Sistem rusak ini hanya melahirkan politik oligarki. Praktik politik yang tidak bisa terlepas dari sistem ekonomi kapitalisme global. Dan konsep inilah yang kini selalu menjebak metode pemilihan pemimpin di negeri ini.
Kepemimpinan dalam Islam
Realita yang kini ada, tidak akan terjadi dalam sistem Islam. Kepemimpinan dalam Islam adalah konsep pengurusan semua urusan umat berdasarkan konsep syariat Islam. Pemimpin yang terlahir adalah pemimpin yang senantiasa memprioritaskan kepentingan rakyat. Karena rakyat adalah amanah terbesar yang akan dipertanggung jawabkan kelak.
Rasulullah SAW. bersabda, “Imam adalah ra’in (pengurus) dan ia bertanggung jawab atas urusan rakyatnya” (HR. Al Bukhori).
Rasulullah saw. pun telah mengingatkan kita, “Siapa yang diamanati Allah untuk memimpin rakyat, lalu ia tidak memimpinnya dengan tuntunan yang baik, maka ia tidak akan dapat merasakan bau surga.” (HR Bukhari dan Muslim).
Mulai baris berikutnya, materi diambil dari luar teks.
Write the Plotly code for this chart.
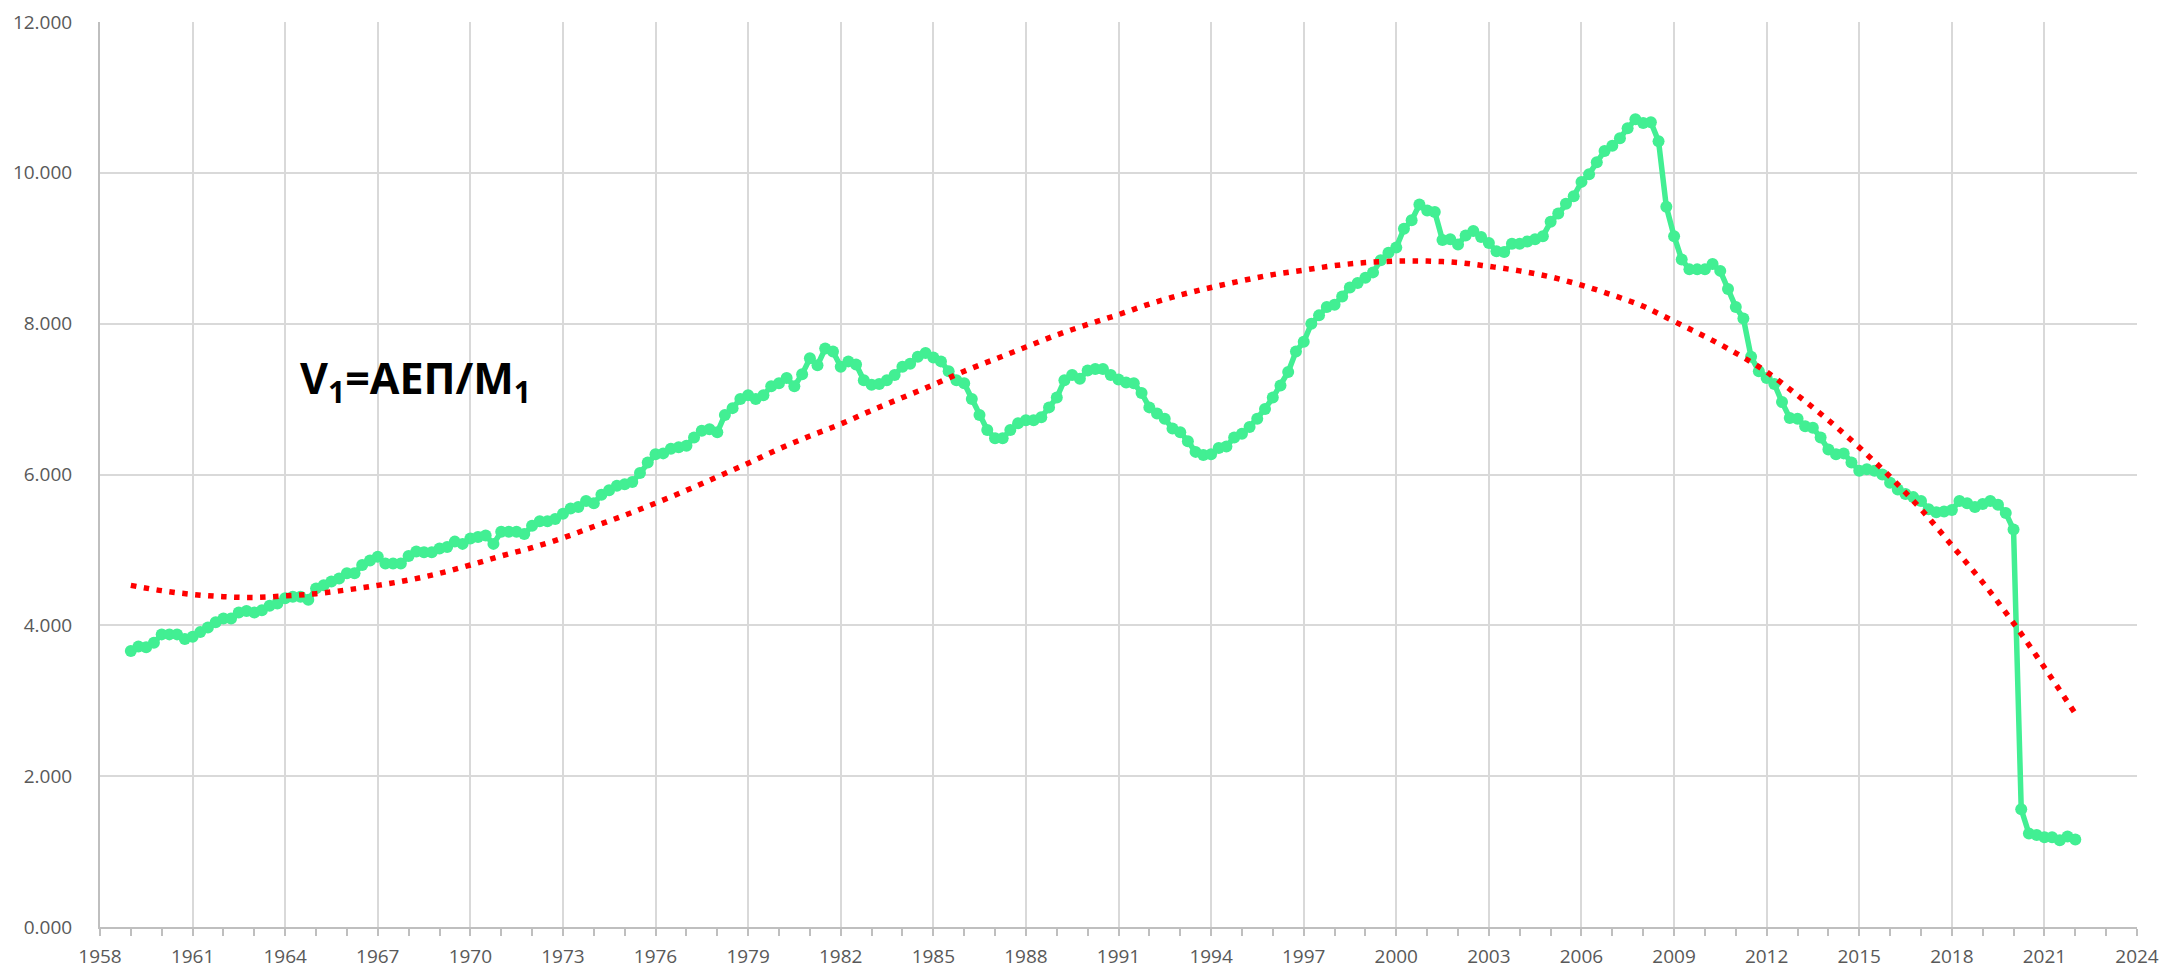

Pemilihan pemimpin dalam sistem Islam akan terselenggara dengan amanah. Dan konsep ini hanya akan berlangsung dalam institusi khilafah. Satu-satunya institusi yang menerapkan syariat Islam secara utuh dan menyeluruh. Tidak perlu ada kecurangan atau usaha licik demi kekuasaan.
Karena penguasa yang amanah senantiasa bertujuan melayani rakyat bukan untuk keuntungan sesaat. Keimanan senantiasa menjadi penjaga utama para pemimpin rakyat, demi mencapai rida Allah swt. Wallahualam bissawab. [LM/ry].